Retype the lines beneath this one, from the first through the line containing "import pandas as pd". Pictures are left out.

══════

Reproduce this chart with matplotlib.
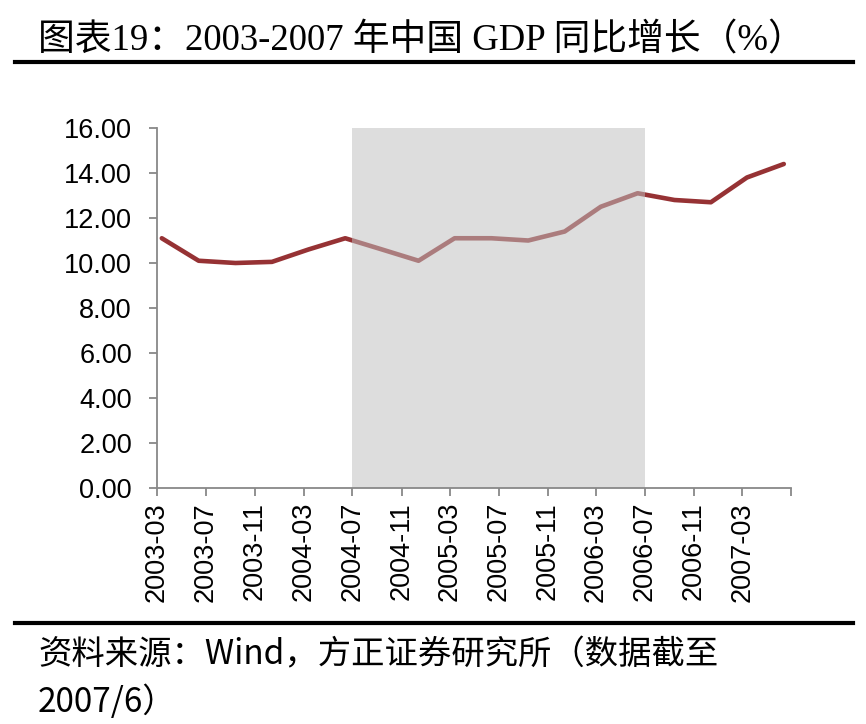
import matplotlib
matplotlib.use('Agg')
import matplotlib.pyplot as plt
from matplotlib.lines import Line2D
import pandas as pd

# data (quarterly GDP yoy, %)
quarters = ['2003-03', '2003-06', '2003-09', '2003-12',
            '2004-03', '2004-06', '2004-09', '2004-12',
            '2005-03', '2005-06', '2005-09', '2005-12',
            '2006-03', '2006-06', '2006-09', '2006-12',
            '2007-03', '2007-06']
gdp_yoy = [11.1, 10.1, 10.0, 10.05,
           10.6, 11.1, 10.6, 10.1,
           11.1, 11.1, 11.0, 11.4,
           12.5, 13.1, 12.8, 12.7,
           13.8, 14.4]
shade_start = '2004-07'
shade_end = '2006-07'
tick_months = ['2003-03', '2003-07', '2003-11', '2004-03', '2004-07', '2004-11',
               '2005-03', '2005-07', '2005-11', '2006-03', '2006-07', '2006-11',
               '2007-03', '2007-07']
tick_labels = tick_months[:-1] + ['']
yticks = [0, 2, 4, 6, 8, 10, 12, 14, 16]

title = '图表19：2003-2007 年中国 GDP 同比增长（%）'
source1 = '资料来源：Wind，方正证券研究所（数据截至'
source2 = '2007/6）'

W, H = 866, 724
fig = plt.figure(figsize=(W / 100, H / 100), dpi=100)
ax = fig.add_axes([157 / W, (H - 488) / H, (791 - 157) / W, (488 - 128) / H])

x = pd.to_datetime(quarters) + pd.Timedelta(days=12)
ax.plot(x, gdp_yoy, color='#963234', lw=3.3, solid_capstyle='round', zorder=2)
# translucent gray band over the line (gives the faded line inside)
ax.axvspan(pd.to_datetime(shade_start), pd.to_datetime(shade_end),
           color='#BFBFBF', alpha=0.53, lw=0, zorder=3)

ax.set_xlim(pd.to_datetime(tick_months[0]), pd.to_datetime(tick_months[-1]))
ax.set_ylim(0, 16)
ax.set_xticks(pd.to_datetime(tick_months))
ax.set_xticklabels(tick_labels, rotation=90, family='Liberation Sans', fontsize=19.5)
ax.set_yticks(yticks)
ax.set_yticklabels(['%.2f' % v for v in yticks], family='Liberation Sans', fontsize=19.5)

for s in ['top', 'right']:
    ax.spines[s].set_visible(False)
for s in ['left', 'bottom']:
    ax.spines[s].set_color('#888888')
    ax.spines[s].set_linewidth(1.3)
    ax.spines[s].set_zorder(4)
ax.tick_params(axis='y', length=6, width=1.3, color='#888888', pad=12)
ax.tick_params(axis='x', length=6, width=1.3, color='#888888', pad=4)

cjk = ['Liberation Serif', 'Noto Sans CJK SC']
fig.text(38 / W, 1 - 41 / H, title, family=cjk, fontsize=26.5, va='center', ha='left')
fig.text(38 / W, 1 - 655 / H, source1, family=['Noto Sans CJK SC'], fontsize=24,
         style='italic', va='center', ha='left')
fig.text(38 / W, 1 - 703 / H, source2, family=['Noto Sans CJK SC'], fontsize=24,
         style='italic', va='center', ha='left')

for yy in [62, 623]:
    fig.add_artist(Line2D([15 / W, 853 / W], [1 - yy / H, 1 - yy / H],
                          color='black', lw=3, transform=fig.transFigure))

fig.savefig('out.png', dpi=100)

══════

### COMPLETED EXERCISE
Reproduce this chart with matplotlib.
import matplotlib
matplotlib.use('Agg')
import matplotlib.pyplot as plt
from matplotlib.lines import Line2D
import pandas as pd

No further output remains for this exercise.